Zeitdruck erhöht Pfusch am Bau

Neue Westfälische vom 11.10.2006

Bielefeld. Mit dieser bösen Überraschung hatte der Inhaber einer psychiatrischen Praxis nicht gerechnet, als er seine funkelnagelneuen Räume bezog. Die Patientengespräche waren auch im Wartezimmer nebenan noch klar und deutlich zu hören. „Es waren teure Schallschutztüren eingebaut worden, jedoch wurden die Schallschutzmaßnahmen an den Wänden vernachlässigt“, stellte später der Bielefelder Gutachter Friedhelm Spruch fest.

Einen kleinen, aber nicht unwichtigen Mangel stellte Spruch an einem anderen Neubau fest. Dort waren die Rollläden mit Stoppern versehen worden, die den Einzug der Rollläden in die Kästen verhindern. Doch da die Rollläden hier elektrisch und nicht manuell betrieben wurden, hätten die Stoppen wegen Brandgefahr nicht eingebaut werden dürfen.

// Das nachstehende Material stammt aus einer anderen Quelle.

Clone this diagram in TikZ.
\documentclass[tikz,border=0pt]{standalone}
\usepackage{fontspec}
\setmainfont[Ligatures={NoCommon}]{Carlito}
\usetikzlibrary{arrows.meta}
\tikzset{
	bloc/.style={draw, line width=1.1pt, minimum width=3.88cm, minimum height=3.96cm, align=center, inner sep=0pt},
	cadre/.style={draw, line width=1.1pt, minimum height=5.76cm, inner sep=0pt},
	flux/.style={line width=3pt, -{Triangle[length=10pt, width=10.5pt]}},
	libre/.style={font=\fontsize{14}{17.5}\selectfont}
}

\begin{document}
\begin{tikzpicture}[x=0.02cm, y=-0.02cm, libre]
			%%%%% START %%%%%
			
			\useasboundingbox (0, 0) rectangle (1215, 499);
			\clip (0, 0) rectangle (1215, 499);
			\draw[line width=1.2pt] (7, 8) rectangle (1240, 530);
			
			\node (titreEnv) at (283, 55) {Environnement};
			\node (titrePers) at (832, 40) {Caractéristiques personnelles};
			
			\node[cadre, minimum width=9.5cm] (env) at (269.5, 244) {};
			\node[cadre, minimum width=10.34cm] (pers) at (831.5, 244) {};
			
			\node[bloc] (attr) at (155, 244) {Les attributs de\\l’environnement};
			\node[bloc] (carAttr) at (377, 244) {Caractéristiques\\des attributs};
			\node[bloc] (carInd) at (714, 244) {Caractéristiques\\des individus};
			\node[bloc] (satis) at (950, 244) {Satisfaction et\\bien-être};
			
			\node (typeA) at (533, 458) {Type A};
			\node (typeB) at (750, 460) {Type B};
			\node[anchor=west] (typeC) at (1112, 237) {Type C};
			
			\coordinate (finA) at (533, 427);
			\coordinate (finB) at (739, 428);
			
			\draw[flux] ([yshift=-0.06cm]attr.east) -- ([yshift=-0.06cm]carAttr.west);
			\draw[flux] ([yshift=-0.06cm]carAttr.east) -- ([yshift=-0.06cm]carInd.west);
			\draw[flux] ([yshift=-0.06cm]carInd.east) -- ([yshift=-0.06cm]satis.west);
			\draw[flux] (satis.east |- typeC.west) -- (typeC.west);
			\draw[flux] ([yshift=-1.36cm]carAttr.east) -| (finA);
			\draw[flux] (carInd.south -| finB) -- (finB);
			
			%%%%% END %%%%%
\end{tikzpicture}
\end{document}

„Es wird viel mehr gestritten“, sagt Spruch, Geschäftsführer der Sachverständigengesellschaft des Bauhandwerks Bielefeld. Er und seine 13 Kollegen haben fast täglich mit solchen Konflikten um Fehler bei der Bauausführung zu tun. Jüngst beauftragten ihn die Besitzer eines alten bäuerlichen Wohnhauses. Sie hatten den historischen Torbogen des Hauses erhalten wollen und den Nachbau der vier mal vier Meter großen Konstruktion bei einem Tischler in Auftrag gegeben. Doch die riesige Glastür schloss schon bald nicht mehr richtig. Des Rätsels Lösung: „Die dort verwendeten Hölzer waren zwei Zentimeter zu dünn“, so Spruch. Doch das Glas bei einer solchen Fensterfront dürfe sich nicht mehr als acht Millimeter durchbiegen, sonst „kann es schon mal sein, dass eine Glasscheibe zerspringt“. 20 Prozent mehr Gutachten als noch vor sechs Jahren erstellt der Sachverständige mittlerweile über Mängel am Bau.

Von einem Anstieg der Schadensfälle um sogar 30 Prozent im gleichen Zeitraum spricht Klaus Kunkel, Vorstandsmitglied der Bundesvereinigung der Prüfingenieure für Bautechnik. Eine der Ursachen sei, dass der Staat sich teilweise aus der Bauaufsicht zurückgezogen habe. „Wir plädieren dafür, dass alle Gebäude überprüft und überwacht werden“, so Kunkel. Dies sei gerade beim privaten Hausbau auch eine Sache des Verbraucherschutzes. Kunkei: „Die Privatisierung muss auf ein vernünftiges maß zurückgeschraubt werden.“

Mangelnde Bauaufsicht im privaten Wohnungsbau ist nach Ansicht von Alexander Kostka, Jurist bei der Handwerkskammer OWL zu Bielefeld, oft „auf die dünne Finanzdecke“ der Bauherren zurückzuführen. Zumeist fehle ein Architekt, der früher diese Kontrollfunktion übernommen habe. Die Zahl der Baustreitigkeiten am Landgericht Bielefeld ist im Laufe der letzten Jahre eher rückläufig (2003: 775, 2004: 748, 2005: 580). Dessen Sprecher Heinz Misera verweist aber darauf, dass viele Streitfälle auch als Handelssachen verhandelt werden und somit nicht in diese Statistik eingehen. Kostensparende Alternative zum Prozess ist eine Einigung bei der Bauschlichtungsstelle der Handwerkskammer, die seit 1996 insgesamt 60 Fälle erfolgreich abgeschlossen hat, so Kostka.

Die Schlamperei am Bau nimmt zu, warnen deutsche Prüfingenieure. Grund aus Sicht der Experten: hoher Kostendruck, unqualifizierte Arbeitskräfte und mangelnde Kontrollen.